— Begin —

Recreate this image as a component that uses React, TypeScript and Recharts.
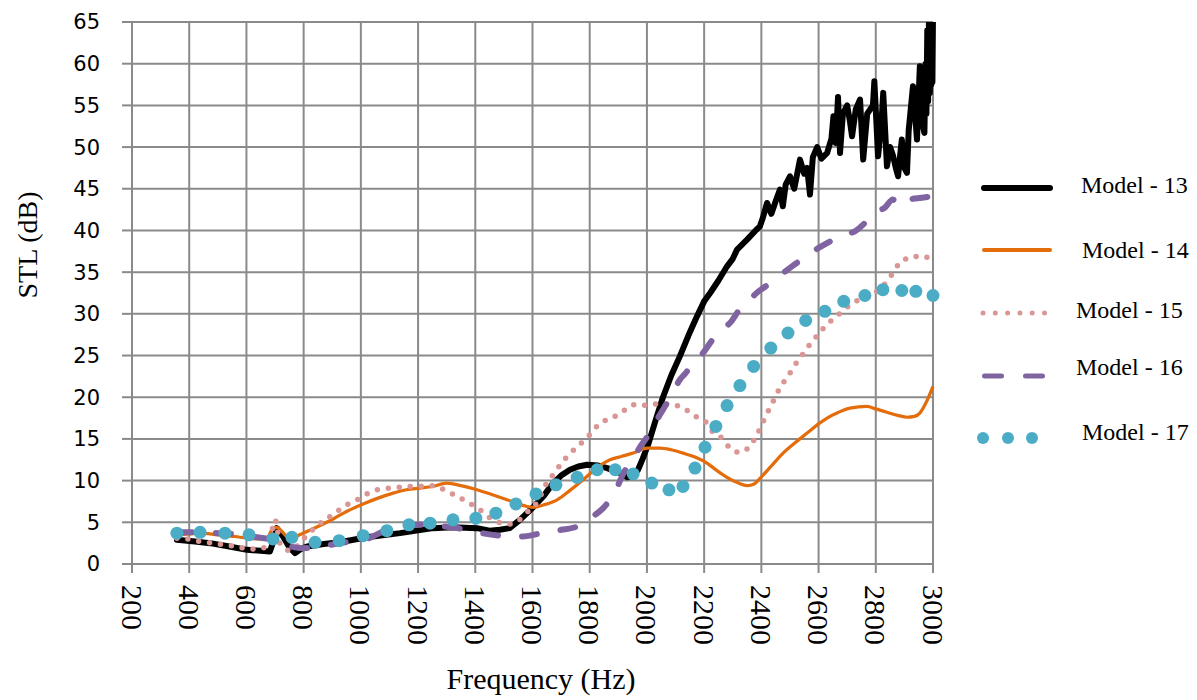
import { LineChart, Line, XAxis, YAxis, CartesianGrid, Legend, Label } from "recharts";

const freqTicks = [200, 400, 600, 800, 1000, 1200, 1400, 1600, 1800, 2000, 2200, 2400, 2600, 2800, 3000];
const stlTicks = [0, 5, 10, 15, 20, 25, 30, 35, 40, 45, 50, 55, 60, 65];

// [frequency Hz, STL dB]
const model13: [number, number][] = [
  [357, 2.9], [420, 2.7], [473, 2.5], [540, 2.1], [602, 1.7], [650, 1.6], [682, 1.5], [695, 2.8],
  [706, 4.3], [728, 3.3], [750, 2.0], [770, 1.3], [790, 1.8], [812, 2.1], [870, 2.4], [927, 2.6],
  [1021, 3.2], [1137, 3.7], [1252, 4.3], [1322, 4.4], [1406, 4.3], [1450, 4.0], [1486, 4.1], [1520, 4.3],
  [1556, 5.3], [1602, 6.8], [1640, 8.2], [1672, 9.7], [1700, 10.6], [1731, 11.3], [1760, 11.7], [1791, 11.9],
  [1830, 11.8], [1861, 11.5], [1900, 11.0], [1930, 10.4], [1950, 10.6], [1969, 11.3], [1985, 12.6], [2004, 14.3],
  [2030, 17.2], [2056, 20.0], [2085, 22.6], [2115, 24.9], [2145, 27.4], [2175, 29.7], [2200, 31.5], [2221, 32.5],
  [2250, 34.0], [2280, 35.7], [2300, 36.6], [2315, 37.7], [2350, 38.9], [2380, 40.0], [2395, 40.5], [2405, 41.5],
  [2420, 43.3], [2435, 42.0], [2450, 43.5], [2465, 44.9], [2475, 42.9], [2485, 45.5], [2500, 46.5], [2515, 45.0],
  [2535, 48.5], [2550, 46.8], [2560, 47.5], [2570, 44.3], [2580, 48.8], [2595, 50.0], [2610, 48.6], [2630, 49.3],
  [2645, 51.0], [2652, 53.7], [2660, 50.5], [2668, 56.0], [2675, 49.3], [2685, 54.0], [2700, 55.0], [2710, 53.0],
  [2717, 51.3], [2730, 54.5], [2745, 55.7], [2756, 48.5], [2770, 54.0], [2790, 55.0], [2795, 57.9], [2808, 48.9],
  [2820, 53.0], [2826, 56.5], [2839, 47.7], [2850, 50.0], [2860, 49.0], [2870, 47.5], [2878, 46.5], [2885, 49.0],
  [2891, 50.9], [2900, 47.5], [2909, 46.9], [2915, 52.0], [2930, 57.3], [2944, 50.9], [2954, 59.7], [2962, 53.0],
  [2970, 51.7], [2974, 60.0], [2977, 54.0], [2980, 64.0], [2983, 55.5], [2986, 66.0], [2989, 56.5], [2992, 66.0],
  [2994, 57.5], [2996, 66.0], [2998, 57.8], [3000, 66.0],
];

const model14: [number, number][] = [
  [357, 3.5], [400, 3.6], [438, 3.7], [500, 3.5], [560, 3.3], [602, 3.1], [650, 3.0], [672, 3.1],
  [693, 4.3], [708, 4.4], [724, 3.9], [752, 3.1], [798, 3.7], [850, 4.5], [903, 5.4], [950, 6.3],
  [1008, 7.2], [1060, 7.9], [1113, 8.5], [1160, 8.9], [1207, 9.1], [1250, 9.3], [1301, 9.7], [1350, 9.4],
  [1406, 8.9], [1460, 8.3], [1511, 7.7], [1560, 7.1], [1581, 6.9], [1602, 6.8], [1640, 7.1], [1686, 7.7],
  [1730, 8.8], [1777, 10.1], [1820, 11.4], [1871, 12.5], [1910, 12.9], [1952, 13.3], [2000, 13.9], [2046, 13.9],
  [2085, 13.7], [2126, 13.3], [2170, 12.8], [2210, 12.1], [2245, 11.2], [2280, 10.4], [2320, 9.7], [2350, 9.4],
  [2375, 9.6], [2396, 10.3], [2436, 11.8], [2476, 13.3], [2520, 14.6], [2560, 15.7], [2600, 16.8], [2630, 17.5],
  [2670, 18.2], [2710, 18.7], [2769, 18.9], [2800, 18.6], [2839, 18.2], [2880, 17.8], [2909, 17.6], [2935, 17.7],
  [2954, 18.1], [2975, 19.3], [3000, 21.3],
];

const model15: [number, number][] = [
  [357, 3.1], [396, 3.0], [438, 2.7], [483, 2.5], [525, 2.3], [567, 2.1], [606, 1.8], [654, 1.9],
  [680, 2.5], [700, 5.3], [717, 2.5], [752, 1.6], [805, 3.2], [840, 4.4], [875, 5.3], [910, 6.1],
  [945, 7.0], [983, 7.6], [1021, 8.4], [1058, 8.9], [1097, 9.1], [1132, 9.2], [1167, 9.3], [1202, 9.3],
  [1242, 9.4], [1272, 9.2], [1309, 8.6], [1343, 8.0], [1378, 7.3], [1413, 6.6], [1448, 5.6], [1483, 5.0],
  [1518, 4.8], [1550, 5.2], [1581, 6.2], [1616, 7.4], [1651, 9.8], [1679, 11.0], [1703, 12.2], [1731, 13.2],
  [1756, 14.1], [1784, 14.9], [1808, 15.8], [1833, 16.8], [1861, 17.3], [1880, 17.5], [1899, 18.0], [1924, 18.5],
  [1952, 19.1], [1975, 19.0], [2003, 19.1], [2025, 19.2], [2052, 19.2], [2091, 19.1], [2122, 18.8], [2154, 18.1],
  [2179, 17.5], [2210, 16.9], [2231, 15.8], [2262, 15.1], [2290, 13.9], [2322, 13.4], [2354, 13.9], [2378, 15.1],
  [2399, 16.5], [2416, 17.8], [2437, 19.2], [2455, 20.5], [2476, 21.7], [2500, 22.9], [2524, 24.2], [2548, 25.3],
  [2573, 26.5], [2601, 27.6], [2630, 28.8], [2657, 29.5], [2685, 30.4], [2720, 31.3], [2755, 31.9], [2790, 32.4],
  [2815, 33.0], [2839, 33.9], [2860, 34.9], [2881, 36.0], [2912, 36.7], [2933, 36.9], [2968, 36.7], [3000, 37.2],
];

const model16: [number, number][] = [
  [357, 3.8], [438, 3.8], [500, 3.7], [554, 3.6], [637, 3.2], [693, 2.9], [735, 2.3], [798, 1.9],
  [860, 2.1], [927, 2.5], [1021, 3.0], [1091, 4.1], [1150, 4.5], [1207, 4.7], [1260, 4.6], [1322, 4.4],
  [1406, 3.8], [1486, 3.4], [1521, 3.3], [1560, 3.3], [1616, 3.6], [1637, 3.8], [1700, 4.1], [1756, 4.5],
  [1784, 5.0], [1815, 5.8], [1847, 6.7], [1882, 8.3], [1930, 11.6], [1952, 12.5], [1975, 14.0], [2000, 15.2],
  [2021, 16.5], [2056, 18.5], [2087, 20.3], [2115, 22.1], [2133, 22.8], [2165, 24.2], [2196, 25.3], [2225, 26.7],
  [2249, 27.7], [2290, 28.9], [2336, 31.0], [2350, 31.3], [2380, 32.4], [2423, 33.5], [2465, 34.6], [2507, 35.7],
  [2545, 36.6], [2581, 37.5], [2620, 38.3], [2664, 39.1], [2700, 39.6], [2727, 39.9], [2765, 41.0], [2804, 42.3],
  [2830, 42.7], [2860, 43.7], [2880, 43.0], [2909, 43.1], [2930, 43.8], [2954, 43.9], [3000, 44.1],
];

// marker centres
const model17: [number, number][] = [
  [357, 3.7], [438, 3.8], [525, 3.7], [609, 3.5], [693, 3.0], [759, 3.2], [840, 2.6], [924, 2.8],
  [1008, 3.4], [1091, 4.0], [1168, 4.7], [1242, 4.9], [1322, 5.3], [1402, 5.5], [1472, 6.1], [1542, 7.2],
  [1612, 8.4], [1682, 9.5], [1756, 10.4], [1826, 11.3], [1889, 11.3], [1952, 10.8], [2017, 9.7], [2077, 8.9],
  [2126, 9.3], [2168, 11.5], [2203, 14.0], [2241, 16.5], [2280, 19.0], [2325, 21.4], [2373, 23.7], [2433, 25.9],
  [2493, 27.7], [2555, 29.2], [2622, 30.3], [2688, 31.5], [2762, 32.2], [2825, 32.9], [2891, 32.8], [2940, 32.7],
  [3000, 32.2],
];

const toRows = (pts: [number, number][]) => pts.map(([f, v]) => ({ f, v }));

const SERIF = "'Liberation Serif', 'Times New Roman', serif";
const GRID = "#8a8a8a";

function FreqTick(props: any) {
  const { x, y, payload } = props;
  return (
    <text
      transform={`translate(${x},${y + 10}) rotate(90)`}
      dy="0.35em"
      textAnchor="start"
      fontFamily={SERIF}
      fontSize={30}
      fill="#000"
    >
      {payload.value}
    </text>
  );
}

function LegendBox() {
  const txt = { fontFamily: SERIF, fontSize: 24, fill: "#000" };
  return (
    <svg width={220} height={300}>
      <line x1={12} x2={78} y1={28} y2={28} stroke="#000" strokeWidth={6} strokeLinecap="round" />
      <text x={109} y={33} {...txt}>Model - 13</text>
      <line x1={12} x2={78} y1={90} y2={90} stroke="#E46C0A" strokeWidth={4} strokeLinecap="round" />
      <text x={110} y={98} {...txt}>Model - 14</text>
      <line x1={11} x2={74} y1={153} y2={153} stroke="#DA9694" strokeWidth={5} strokeDasharray="0 12.3" strokeLinecap="round" />
      <text x={104} y={158} {...txt}>Model - 15</text>
      <line x1={12.5} x2={71} y1={216} y2={216} stroke="#8064A2" strokeWidth={5} strokeDasharray="17 24" strokeLinecap="round" />
      <text x={104} y={215} {...txt}>Model - 16</text>
      <circle cx={11} cy={278} r={6} fill="#4BACC6" />
      <circle cx={36} cy={278} r={6} fill="#4BACC6" />
      <circle cx={60} cy={278} r={6} fill="#4BACC6" />
      <text x={110} y={280} {...txt}>Model - 17</text>
    </svg>
  );
}

export default function App() {
  return (
    <LineChart width={1181} height={690} margin={{ top: 14, right: 256, bottom: 0, left: 0 }}>
      <CartesianGrid stroke={GRID} strokeWidth={2} />
      <XAxis
        type="number"
        dataKey="f"
        domain={[200, 3000]}
        ticks={freqTicks}
        interval={0}
        height={134}
        tickSize={9}
        axisLine={{ stroke: GRID, strokeWidth: 2 }}
        tickLine={{ stroke: GRID, strokeWidth: 2 }}
        tick={(p: any) => <FreqTick {...p} />}
      >
        <Label
          content={() => (
            <text x={533} y={681} textAnchor="middle" fontFamily={SERIF} fontSize={30} fill="#000">
              Frequency (Hz)
            </text>
          )}
        />
      </XAxis>
      <YAxis
        type="number"
        domain={[0, 65]}
        ticks={stlTicks}
        interval={0}
        allowDataOverflow
        width={124}
        tickSize={10}
        tickMargin={22}
        axisLine={{ stroke: GRID, strokeWidth: 2 }}
        tickLine={{ stroke: GRID, strokeWidth: 2 }}
        tick={{ fill: "#000", fontSize: 21, fontFamily: "'DejaVu Sans', sans-serif" }}
      >
        <Label
          content={() => (
            <text
              transform="translate(19,237) rotate(-90)"
              dy="0.35em"
              textAnchor="middle"
              fontFamily={SERIF}
              fontSize={28}
              fill="#000"
            >
              STL (dB)
            </text>
          )}
        />
      </YAxis>
      <Legend
        layout="vertical"
        align="center"
        verticalAlign="middle"
        wrapperStyle={{ position: "absolute", left: 964, top: 152, width: 220, height: 300 }}
        content={() => <LegendBox />}
      />
      <Line
        name="Model - 13"
        data={toRows(model13)}
        dataKey="v"
        type="linear"
        stroke="#000000"
        strokeWidth={6}
        strokeLinejoin="round"
        strokeLinecap="round"
        dot={false}
        activeDot={false}
        isAnimationActive={false}
      />
      <Line
        name="Model - 14"
        data={toRows(model14)}
        dataKey="v"
        type="monotone"
        stroke="#E46C0A"
        strokeWidth={3.2}
        dot={false}
        activeDot={false}
        isAnimationActive={false}
      />
      <Line
        name="Model - 15"
        data={toRows(model15)}
        dataKey="v"
        type="monotone"
        stroke="#DA9694"
        strokeWidth={5.5}
        strokeDasharray="0 11"
        strokeLinecap="round"
        dot={false}
        activeDot={false}
        isAnimationActive={false}
      />
      <Line
        name="Model - 16"
        data={toRows(model16)}
        dataKey="v"
        type="monotone"
        stroke="#8064A2"
        strokeWidth={6}
        strokeDasharray="15 24"
        strokeLinecap="round"
        dot={false}
        activeDot={false}
        isAnimationActive={false}
      />
      <Line
        name="Model - 17"
        data={toRows(model17)}
        dataKey="v"
        type="linear"
        stroke="none"
        dot={{ r: 6.5, fill: "#4BACC6", stroke: "none" }}
        activeDot={false}
        isAnimationActive={false}
      />
    </LineChart>
  );
}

— End —

Required work: Write out, word for word, the lines from the start of the data through the one holding "55, 60, 65];". Omit pictures.

Output for this exercise:
Recreate this image as a component that uses React, TypeScript and Recharts.
import { LineChart, Line, XAxis, YAxis, CartesianGrid, Legend, Label } from "recharts";

const freqTicks = [200, 400, 600, 800, 1000, 1200, 1400, 1600, 1800, 2000, 2200, 2400, 2600, 2800, 3000];
const stlTicks = [0, 5, 10, 15, 20, 25, 30, 35, 40, 45, 50, 55, 60, 65];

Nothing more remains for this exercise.